The Farm Bureau leaders renewed their support for collaborative efforts among farmers, municipalities, businesses and other stakeholders to find solutions to Ohio’s water challenges. The delegates supported the concept of a voter-approved bond measure to fund water improvement initiatives.
The organization continued to stress the importance of ensuring that the Current Agricultural Use Value (CAUV) program provide an accurate valuation of farmland based on the land’s agricultural use only. Members also adopted new policy to support reform of the Ohio Forest Tax Law to better support woodland owners.
* Ashland University has received a Lilly Endowment Inc. grant of $472,174 that will allow the University to establish a Brethren Academy on campus.
AU is one of 82 schools that have received grant funding from Lilly Endowment Inc. as part of its High School Youth Theology Institutes Initiative, which seeks to encourage young people to explore theological traditions, ask questions about the moral dimensions of contemporary issues and examine how their faith calls them to lives of service.
“The purpose of the Brethren Academy project is to deepen the faith of young people by helping them think theologically, while developing the next generation of Brethren leaders from among high school students with denominational ties,” said AU’s University Chaplain Jason Barnhart.
“From the perspectives of the University and our partners – Ashland Theological Seminary and the Brethren Church National Office – the Brethren Academy project holds the promise of revitalizing the denomination while strengthening ties between the Church and the University and Seminary that grew from it,” Barnhart said.
* Before the holiday fun can begin, many students need to make it through the dreaded final exam period.

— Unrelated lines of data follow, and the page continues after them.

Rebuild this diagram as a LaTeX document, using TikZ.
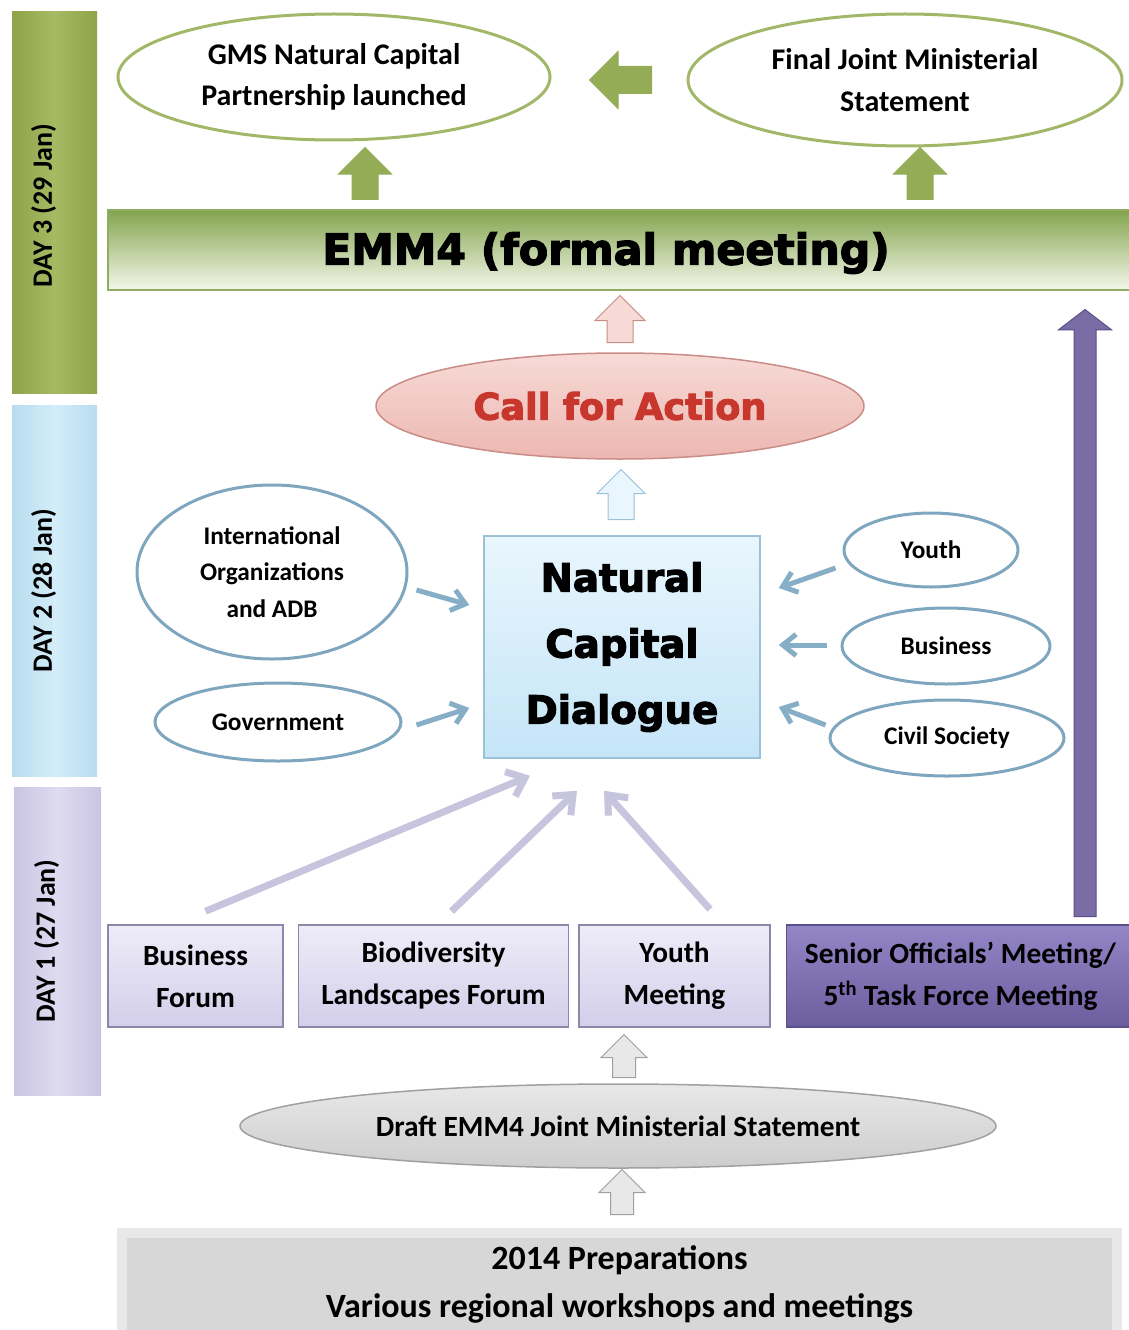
\documentclass[tikz,border=0pt]{standalone}
\usepackage{fontspec}
\setmainfont{Carlito}
\newfontfamily\heavy{DejaVu Sans}[BoldFeatures={FakeBold=3}]
\usetikzlibrary{positioning,calc,arrows.meta,shapes.geometric,shapes.arrows}

\definecolor{olivebar}{HTML}{A6BA63}
\definecolor{olivedark}{HTML}{8FA34B}
\definecolor{ellgreen}{HTML}{A2B868}
\definecolor{arrgreen}{HTML}{93AC55}
\definecolor{emmtop}{HTML}{83A44E}
\definecolor{emmbot}{HTML}{F4F7EA}
\definecolor{emmline}{HTML}{8FAE63}
\definecolor{pinktop}{HTML}{F7DAD6}
\definecolor{pinkbot}{HTML}{EDB7B1}
\definecolor{pinkline}{HTML}{C98C86}
\definecolor{callred}{HTML}{C8372D}
\definecolor{bluetop}{HTML}{E9F6FD}
\definecolor{bluebot}{HTML}{C4E5F7}
\definecolor{blueline}{HTML}{9CC0D6}
\definecolor{bluearr}{HTML}{86AEC7}
\definecolor{ellblue}{HTML}{7FA6BF}
\definecolor{daytwo}{HTML}{D3EDF9}
\definecolor{daytwodark}{HTML}{B8DCEE}
\definecolor{dayone}{HTML}{DFDBF1}
\definecolor{dayonedark}{HTML}{C9C4E2}
\definecolor{lavtop}{HTML}{EEECF8}
\definecolor{lavbot}{HTML}{D3CEEA}
\definecolor{lavline}{HTML}{8C87A8}
\definecolor{lavarr}{HTML}{C7C4DE}
\definecolor{purtop}{HTML}{9386C6}
\definecolor{purbot}{HTML}{6C5E9E}
\definecolor{purarr}{HTML}{7A6CA4}
\definecolor{purline}{HTML}{5B5088}
\definecolor{graytop}{HTML}{E8E8E8}
\definecolor{graybot}{HTML}{CDCDCD}
\definecolor{grayline}{HTML}{A0A0A0}

\def\px{0.75pt}

\begin{document}
\begin{tikzpicture}[x=\px, y=-\px,
	every node/.style={font=\bfseries},
	daybar/.style={rectangle, minimum width=85*\px, inner sep=0},
	daylabel/.style={rotate=90, font=\fontsize{21}{25}\selectfont\bfseries},
	greenell/.style={ellipse, draw=ellgreen, line width=3*\px, fill=white, align=center, inner sep=0, font=\fontsize{22.5}{31}\selectfont\bfseries},
	blueell/.style={ellipse, draw=ellblue, line width=3*\px, fill=white, align=center, inner sep=0, font=\fontsize{19}{27.5}\selectfont\bfseries},
	dbox/.style={rectangle, draw=lavline, line width=1.5*\px, top color=lavtop, bottom color=lavbot, align=center, minimum height=102*\px, inner sep=0, font=\fontsize{22}{31.5}\selectfont\bfseries},
	blockarr/.style={single arrow, anchor=tail, inner xsep=0, line width=1*\px},
	bluearrow/.style={draw=bluearr, line width=5*\px, -{Straight Barb[length=10pt, width=16pt]}},
	lavarrow/.style={draw=lavarr, line width=7*\px, -{Straight Barb[length=12pt, width=20pt]}},
	]
	\useasboundingbox (0,0) rectangle (1128,1330);
	
	\node[daybar, minimum height=381*\px, left color=olivedark, right color=olivedark, middle color=olivebar] (day3) at (54.5,202.5) {};
	\node[daybar, minimum height=371*\px, left color=daytwodark, right color=daytwodark, middle color=daytwo] (day2) at (54.5,590.5) {};
	\node[daybar, minimum height=308*\px, minimum width=87*\px, left color=dayonedark, right color=dayonedark, middle color=dayone] (day1) at (57.5,941) {};
	\node[daylabel] at ($(day3)+(-11,3)$) {DAY 3 (29 Jan)};
	\node[daylabel] at ($(day2)+(-11,0)$) {DAY 2 (28 Jan)};
	\node[daylabel] at ($(day1)+(-11,0)$) {DAY 1 (27 Jan)};
	
	\node[greenell, minimum width=432*\px, minimum height=126*\px] (gms) at (334,77) {GMS Natural Capital\\Partnership launched};
	\node[greenell, minimum width=434*\px, minimum height=132*\px] (final) at (905,80) {Final Joint Ministerial\\Statement};
	\node[blockarr, rotate=180, fill=arrgreen, draw=arrgreen, minimum height=62*\px, inner ysep=13*\px, single arrow head extend=15*\px] (gleft) at (652,80) {};
	
	\node[rectangle, draw=emmline, line width=2*\px, top color=emmtop, bottom color=emmbot, minimum width=1027*\px, minimum height=80*\px, inner sep=0] (emm) at (621.5,250) {};
	\node[font=\heavy\fontsize{32}{36}\selectfont\bfseries] (emmtext) at (606,253) {EMM4 (formal meeting)};
	\node[blockarr, rotate=90, fill=arrgreen, draw=arrgreen, minimum height=52*\px, inner ysep=12.5*\px, single arrow head extend=13.5*\px] (gup1) at (365,200) {};
	\node[blockarr, rotate=90, fill=arrgreen, draw=arrgreen, minimum height=52*\px, inner ysep=12.5*\px, single arrow head extend=13.5*\px] (gup2) at (920,200) {};
	
	\node[blockarr, rotate=90, fill=pinktop, draw=pinkline, minimum height=47*\px, inner ysep=12.5*\px, single arrow head extend=12*\px] (pup) at (620,343) {};
	\node[ellipse, draw=pinkline, line width=1.5*\px, top color=pinktop, bottom color=pinkbot, minimum width=488*\px, minimum height=106*\px, inner sep=0, text=callred, font=\heavy\fontsize{27.5}{30}\selectfont\bfseries] (call) at (620,406) {Call for Action};
	\node[blockarr, rotate=90, fill=bluetop, draw=blueline, minimum height=50*\px, inner ysep=12.5*\px, single arrow head extend=11*\px] (bup) at (621,520) {};
	
	\node[rectangle, draw=blueline, line width=1.5*\px, top color=bluetop, bottom color=bluebot, minimum width=276*\px, minimum height=222*\px, inner sep=0, align=center, font=\heavy\fontsize{29}{49.5}\selectfont\bfseries] (ncd) at (622,647) {Natural\\Capital\\Dialogue};
	
	\node[blueell, minimum width=270*\px, minimum height=174*\px] (intorg) at (272,572) {International\\Organizations\\and ADB};
	\node[blueell, minimum width=246*\px, minimum height=78*\px] (gov) at (278,722) {Government};
	\node[blueell, minimum width=174*\px, minimum height=74*\px] (youth) at (931,550) {Youth};
	\node[blueell, minimum width=208*\px, minimum height=76*\px] (bus) at (946,646) {Business};
	\node[blueell, minimum width=234*\px, minimum height=76*\px] (civ) at (947,738) {Civil Society};
	
	\draw[bluearrow] ($(intorg.east)+(8,18)$) -- ($(ncd.west)+(-14,-42)$);
	\draw[bluearrow] ($(gov.east)+(14,3)$) -- ($(ncd.west)+(-14,61)$);
	\draw[bluearrow] ($(youth.west)+(-7,18)$) -- ($(ncd.east)+(18,-59)$);
	\draw[bluearrow] ($(bus.west)+(-14,-1)$) -- ($(ncd.east)+(18,-2)$);
	\draw[bluearrow] ($(civ.west)+(-3,-13)$) -- ($(ncd.east)+(18,60)$);
	
	\node[dbox, minimum width=175*\px] (bf) at (195.5,976) {Business\\Forum};
	\node[dbox, minimum width=270*\px, right=10.5pt of bf] (blf) {Biodiversity\\Landscapes Forum};
	\node[dbox, minimum width=191*\px, right=6.75pt of blf] (ym) {Youth\\Meeting};
	\node[dbox, minimum width=348*\px, right=11.25pt of ym, draw=purline, top color=purtop, bottom color=purbot] (som) {Senior Officials’ Meeting/\\5\textsuperscript{th} Task Force Meeting};
	
	\draw[lavarrow] ($(bf.north)+(10,-13)$) -- ($(ncd.south)+(-92,17)$);
	\draw[lavarrow] ($(blf.north)+(18,-13)$) -- ($(ncd.south)+(-45,32)$);
	\draw[lavarrow] ($(ym.north)+(35.5,-15)$) -- ($(ncd.south)+(-18,32)$);
	
	\node[blockarr, rotate=90, fill=purarr, draw=purline, minimum height=607*\px, inner ysep=10.5*\px, single arrow head extend=15.5*\px, single arrow tip angle=105] (soarr) at (1085,917) {};
	
	\node[blockarr, rotate=90, fill=graytop, draw=grayline, minimum height=43*\px, inner ysep=11*\px, single arrow head extend=11.5*\px] (gyup1) at (624,1078) {};
	\node[ellipse, draw=grayline, line width=1.5*\px, top color=graytop, bottom color=graybot, minimum width=756*\px, minimum height=84*\px, inner sep=0, font=\fontsize{22}{26}\selectfont\bfseries] (draft) at (618,1126) {Draft EMM4 Joint Ministerial Statement};
	\node[blockarr, rotate=90, fill=graytop, draw=grayline, minimum height=45*\px, inner ysep=11*\px, single arrow head extend=11.5*\px] (gyup2) at (622,1215) {};
	
	\node[rectangle, draw=graytop, line width=10*\px, fill=graybot!80!white, minimum width=995*\px, minimum height=102*\px, inner sep=0, align=center, font=\fontsize{25.5}{36}\selectfont\bfseries] (prep) at (619.5,1284) {2014 Preparations\\Various regional workshops and meetings};
\end{tikzpicture}
\end{document}
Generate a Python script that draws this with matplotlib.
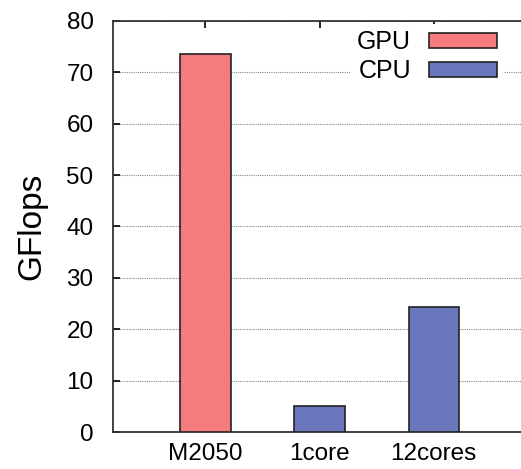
import matplotlib.pyplot as plt
from matplotlib.patches import Patch

plt.rcParams['font.family'] = ['Liberation Sans', 'DejaVu Sans']

labels = ['M2050', '1core', '12cores']
gpu_pos = [1]
gpu_vals = [73.5]
cpu_pos = [2, 3]
cpu_vals = [5.0, 24.3]

gpu_color = '#f47c7f'
cpu_color = '#6a77bd'

fig = plt.figure(figsize=(5.21, 4.69), dpi=100)
ax = fig.add_axes([113/521, 37/469, 420/521, 411/469])

ax.bar(gpu_pos, gpu_vals, width=0.44, color=gpu_color, edgecolor='#222222', linewidth=1.2, zorder=3)
ax.bar(cpu_pos, cpu_vals, width=0.44, color=cpu_color, edgecolor='#222222', linewidth=1.2, zorder=3)

ax.set_xlim(0.19, 3.87)
ax.set_ylim(0, 80)
ax.set_yticks(range(0, 81, 10))
ax.set_xticks([1, 2, 3])
ax.set_xticklabels(labels)
ax.yaxis.grid(True, linestyle=(0, (1, 1)), color='#888888', linewidth=0.8, zorder=0)
ax.tick_params(direction='in', top=True, right=True, labelsize=17.5, length=5, width=1.2)
ax.tick_params(axis='x', pad=8)
ax.tick_params(axis='y', pad=14)
for s in ax.spines.values():
    s.set_linewidth(1.3)
    s.set_color('#333333')
ax.set_ylabel('GFlops', fontsize=24, labelpad=14)

handles = [Patch(facecolor=gpu_color, edgecolor='#222222', linewidth=1.2),
           Patch(facecolor=cpu_color, edgecolor='#222222', linewidth=1.2)]
leg = ax.legend(handles, ['GPU', 'CPU'], loc='upper right', bbox_to_anchor=(0.93, 0.993),
                markerfirst=False, frameon=True, fontsize=18, handlelength=2.75, handleheight=0.55,
                labelspacing=0.2, handletextpad=0.7, borderpad=0.25, borderaxespad=0)
leg.get_frame().set_edgecolor('none')
leg.get_frame().set_facecolor('white')
leg.get_frame().set_alpha(1)
leg.set_zorder(5)

fig.savefig('out.png')
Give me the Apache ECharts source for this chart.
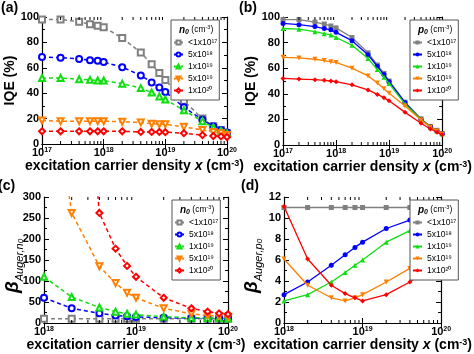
<!DOCTYPE html>
<html>
<head>
<meta charset="utf-8">
<script src="https://cdn.jsdelivr.net/npm/echarts@6/dist/echarts.min.js"></script>
<style>
  body { margin: 0; background: #fff; }
  #chart { width: 474px; height: 354px; }
</style>
</head>
<body>
<div id="chart"></div>
<script>
// excitation carrier density x (cm^-3)
const xTop = [1e17, 2e17, 4e17, 6e17, 8e17, 1e18, 2e18, 4e18, 6e18, 8e18, 1e19, 2e19, 4e19, 6e19, 8e19, 1e20];
const xBottom = [1e18, 2e18, 4e18, 6e18, 8e18, 1e19, 2e19, 4e19, 6e19, 8e19, 1e20];

const dopings = ['<1x10¹⁷', '5x10¹⁸', '1x10¹⁹', '5x10¹⁹', '1x10²⁰'];
const colors = ['#808080', '#0000ff', '#11dd11', '#ff8000', '#ff0000'];
const symbols = ['rect', 'circle', 'triangle', 'triangle', 'diamond'];
const rotations = [0, 0, 0, 180, 0];
const minorSteps = [2, 3, 4, 5, 6, 7, 8, 9];

// (a) IQE (%) for n-type doping n0
const iqeN_gray   = [98, 98, 96.3, 94.2, 93.2, 92, 83.5, 72, 62.8, 56, 50.3, 34, 20, 14, 11, 8.4];
const iqeN_blue   = [68.5, 68, 67, 66, 65.5, 64.5, 60.5, 54, 48.5, 44.5, 41, 29, 19, 14, 11, 9];
const iqeN_green  = [52, 52, 51, 50.5, 50, 50, 47.5, 44, 40.5, 37.5, 35, 26.5, 18, 13, 10.5, 8.5];
const iqeN_orange = [18.5, 18, 18, 18, 18, 18, 17.5, 17, 16, 15.5, 15.5, 13.5, 11, 9.5, 8.5, 7];
const iqeN_red    = [10, 10, 10, 10, 10, 10, 10, 9.5, 9.5, 9.5, 9.3, 8.5, 7, 6.3, 6, 5.5];

// (b) IQE (%) for p-type doping p0
const iqeP_gray   = [98, 98, 96, 94.5, 93, 91.5, 84, 72, 62.5, 56, 50, 33.5, 20.5, 14.5, 11.5, 9];
const iqeP_blue   = [95, 94, 92.5, 91, 90, 88, 81.5, 70.5, 61.5, 55, 49.5, 33, 20, 14.5, 11, 9];
const iqeP_green  = [91, 90.5, 88.5, 87, 86, 84, 78, 67.5, 59, 53, 48, 32, 20, 14, 11, 8.5];
const iqeP_orange = [68.5, 68, 67, 66, 65, 64.5, 60, 54, 48.5, 44, 40.5, 30.5, 19.5, 14, 11, 8.5];
const iqeP_red    = [52, 51.5, 51, 50.5, 50, 49.5, 47, 43, 39.5, 37, 34.5, 25.5, 17, 12.5, 10, 8];

// (c) beta Auger, n0
const betaN_gray   = [10, 10, 10, 10, 10, 10, 10, 10, 10, 10, 10];
const betaN_blue   = [60, 35, 23, 18, 16, 14.5, 12.5, 11.5, 11, 11, 11];
const betaN_green  = [110, 62, 37, 27, 22, 20, 15, 12.5, 12, 11.5, 11];
const betaN_orange = [700, 262, 135, 95, 72, 60, 35, 22, 18, 16, 15];
const betaN_red    = [2000, 1000, 262, 177, 136, 110, 60, 35, 27, 23, 21];

// (d) beta Auger, p0
const betaP_gray   = [11, 11, 11, 11, 11, 11, 11, 11, 11, 11, 11];
const betaP_blue   = [2.7, 3.9, 5.5, 6.5, 7.2, 7.7, 9.0, 9.8, 10.2, 10.4, 10.6];
const betaP_green  = [2.1, 2.7, 3.9, 4.8, 5.5, 6.0, 7.7, 8.8, 9.4, 9.8, 10.1];
const betaP_orange = [6.1, 3.6, 2.4, 2.1, 2.4, 2.7, 3.9, 5.2, 6.2, 7.0, 7.7];
const betaP_red    = [11.1, 6.1, 3.6, 2.8, 2.4, 2.1, 2.7, 3.9, 4.8, 5.4, 6.0];

const FONT = '"Liberation Sans", Arial, sans-serif';

// legend: [left x, top y]
const panels = [
  { key: 'a', grid: { left: 42, top: 17, width: 185, height: 127 }, xs: xTop, xMin: 1e17, xMax: 1e20,
    yMax: 100, yInt: 20, dashed: true, ys: [iqeN_gray, iqeN_blue, iqeN_green, iqeN_orange, iqeN_red],
    yName: 'IQE (%)', carrier: 'n', legend: [171, 20], label: [1, 1], beta: null },
  { key: 'b', grid: { left: 283, top: 17, width: 182, height: 128 }, xs: xTop, xMin: 1e17, xMax: 1e20,
    yMax: 100, yInt: 20, dashed: false, ys: [iqeP_gray, iqeP_blue, iqeP_green, iqeP_orange, iqeP_red],
    yName: 'IQE (%)', carrier: 'p', legend: [410, 20], label: [239, 1], beta: null },
  { key: 'c', grid: { left: 44, top: 197, width: 184, height: 126 }, xs: xBottom, xMin: 1e18, xMax: 1e20,
    yMax: 300, yInt: 50, dashed: true, ys: [betaN_gray, betaN_blue, betaN_green, betaN_orange, betaN_red],
    yName: '', carrier: 'n', legend: [172, 200], label: [-2, 179], beta: [14, 266] },
  { key: 'd', grid: { left: 284, top: 197, width: 181, height: 126 }, xs: xBottom, xMin: 1e18, xMax: 1e20,
    yMax: 12, yInt: 2, dashed: false, ys: [betaP_gray, betaP_blue, betaP_green, betaP_orange, betaP_red],
    yName: '', carrier: 'p', legend: [410, 200], label: [241, 179], beta: [253, 266] }
];

const supRich = {
  sup: { fontSize: 7, fontWeight: 'bold', fontFamily: FONT, color: '#000', verticalAlign: 'top', lineHeight: 8 }
};

function logLabel(v) {
  return '10{sup|' + Math.round(Math.log(v) / Math.LN10) + '}';
}

const grids = [], xAxes = [], yAxes = [], series = [], legends = [], graphics = [];

panels.forEach((p, i) => {
  grids.push(p.grid);
  const tick = { inside: true, length: 5, lineStyle: { color: '#000', width: 1 } };
  const line = { show: true, lineStyle: { color: '#000', width: 1.2 } };
  const xName = 'excitation carrier density {i|x} (cm{sup|-3})';
  xAxes.push({
    gridIndex: i, type: 'log', logBase: 10, min: p.xMin, max: p.xMax, position: 'bottom',
    axisLine: line, axisTick: tick, splitLine: { show: false },
    axisLabel: { formatter: logLabel, color: '#000', fontSize: 11, fontWeight: 'bold', fontFamily: FONT, margin: 3,
      rich: supRich },
    name: xName, nameLocation: 'middle', nameGap: 14,
    nameTextStyle: { color: '#000', fontSize: 14, fontWeight: 'bold', fontFamily: FONT,
      rich: {
        i: { fontSize: 14, fontWeight: 'bold', fontStyle: 'italic', fontFamily: FONT, color: '#000' },
        sup: { fontSize: 9, fontWeight: 'bold', fontFamily: FONT, color: '#000', verticalAlign: 'top', lineHeight: 10 }
      } }
  });
  xAxes.push({
    gridIndex: i, type: 'log', logBase: 10, min: p.xMin, max: p.xMax, position: 'top',
    axisLine: line, axisTick: tick, axisLabel: { show: false }, splitLine: { show: false }
  });

  yAxes.push({
    gridIndex: i, type: 'value', min: 0, max: p.yMax, interval: p.yInt, position: 'left',
    axisLine: line, axisTick: tick, splitLine: { show: false },
    minorTick: { show: true, splitNumber: 2, length: 3, lineStyle: { color: '#000' } },
    axisLabel: { color: '#000', fontSize: 11, fontWeight: 'bold', fontFamily: FONT, margin: 3 },
    name: p.yName, nameLocation: 'middle', nameGap: 22,
    nameTextStyle: { color: '#000', fontSize: 14, fontWeight: 'bold', fontFamily: FONT }
  });
  yAxes.push({
    gridIndex: i, type: 'value', min: 0, max: p.yMax, interval: p.yInt, position: 'right',
    axisLine: line, axisTick: tick, splitLine: { show: false },
    minorTick: { show: true, splitNumber: 2, length: 3, lineStyle: { color: '#000' } },
    axisLabel: { show: false }
  });

  const names = [];
  p.ys.forEach((vals, k) => {
    const name = p.key + ':' + dopings[k];
    names.push(name);
    series.push({
      name: name, type: 'line', xAxisIndex: 2 * i, yAxisIndex: 2 * i,
      data: p.xs.map((x, j) => [x, vals[j]]),
      symbol: p.dashed ? 'empty' + symbols[k][0].toUpperCase() + symbols[k].slice(1) : symbols[k],
      symbolSize: p.dashed ? 6 : 5, symbolRotate: rotations[k],
      lineStyle: { color: colors[k], width: p.dashed ? 1.5 : 1.3, type: p.dashed ? [4, 3] : 'solid' },
      itemStyle: { color: colors[k], borderColor: colors[k], borderWidth: p.dashed ? 1.2 : 0 },
      clip: true, z: 3 + k
    });
  });

  // minor ticks for the log x axis (2..9 within each decade)
  const minor = [];
  for (let e = Math.round(Math.log10(p.xMin)); e < Math.round(Math.log10(p.xMax)); e++) {
    minorSteps.forEach(m => minor.push([m * Math.pow(10, e), 0]));
  }
  series.push({
    type: 'custom', xAxisIndex: 2 * i, yAxisIndex: 2 * i, silent: true, clip: false, z: 10,
    data: minor,
    renderItem: (params, api) => {
      const x = api.coord([api.value(0), 0])[0];
      const cs = params.coordSys;
      const s = { stroke: '#000', lineWidth: 1 };
      return { type: 'group', children: [
        { type: 'line', shape: { x1: x, y1: cs.y + cs.height, x2: x, y2: cs.y + cs.height - 3 }, style: s },
        { type: 'line', shape: { x1: x, y1: cs.y, x2: x, y2: cs.y + 3 }, style: s }
      ] };
    }
  });

  legends.push({
    data: names, orient: 'vertical', left: p.legend[0], top: p.legend[1], align: 'left',
    padding: [18, 2, 5, 2], itemGap: 3, itemWidth: 9, itemHeight: 5, itemTextGap: 2,
    borderColor: '#555', borderWidth: 1, backgroundColor: '#fff', symbolRotate: 'inherit',
    selectedMode: false, z: 20,
    textStyle: { fontSize: 8.5, fontFamily: FONT, color: '#000', lineHeight: 9 },
    formatter: n => n.split(':')[1]
  });

  graphics.push({
    type: 'text', left: p.legend[0] + 8, top: p.legend[1] + 4, z: 30,
    style: {
      text: '{c|' + p.carrier + '}{o|0}{t| (cm}{u|-3}{t|)}',
      rich: {
        c: { fontSize: 10, fontWeight: 'bold', fontStyle: 'italic', fontFamily: FONT, fill: '#000' },
        o: { fontSize: 7, fontWeight: 'bold', fontStyle: 'italic', fontFamily: FONT, fill: '#000', verticalAlign: 'bottom', padding: [5, 0, 0, 0] },
        t: { fontSize: 8.5, fontFamily: FONT, fill: '#000' },
        u: { fontSize: 5.5, fontFamily: FONT, fill: '#000', verticalAlign: 'top', lineHeight: 6 }
      }
    }
  });
  graphics.push({
    type: 'text', left: p.label[0], top: p.label[1], z: 30,
    style: { text: '(' + p.key + ')', font: 'bold 14px ' + FONT, fill: '#000' }
  });
  if (p.beta) {
    graphics.push({
      type: 'text', x: p.beta[0], y: p.beta[1], rotation: Math.PI / 2, z: 30,
      style: {
        text: '{b|β}{s|Auger,' + p.carrier + '}{z|0}',
        align: 'center', verticalAlign: 'middle',
        rich: {
          b: { fontSize: 19, fontWeight: 'bold', fontStyle: 'italic', fontFamily: FONT, fill: '#000', lineHeight: 22, verticalAlign: 'top' },
          s: { fontSize: 11, fontStyle: 'italic', fontFamily: FONT, fill: '#000', lineHeight: 12, verticalAlign: 'bottom' },
          z: { fontSize: 8, fontStyle: 'italic', fontFamily: FONT, fill: '#000', lineHeight: 8, verticalAlign: 'bottom' }
        }
      }
    });
  }
});

const chart = echarts.init(document.getElementById('chart'));
chart.setOption({
  animation: false,
  grid: grids,
  xAxis: xAxes,
  yAxis: yAxes,
  legend: legends,
  series: series,
  graphic: graphics
});
</script>
</body>
</html>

According to experts at Baylor College of Medicine, putting the books and notes to the side for proper sleep and nutrition can be just as important as studying.
Studies have shown that sleep affects memory and learning and that a lack of sleep has a negative impact on things associated with learning, such as school performance in children. For teens and adolescents who persistently study late into the night and pull all-nighters to cram for an exam, it may be better to put the books down and hit the sack for a few hours to cement the knowledge into their brain, according to Dr. Philip Alapat, assistant professor of pulmonary, critical care and sleep medicine and program director of the Baylor College of Medicine Sleep Medicine Fellowship.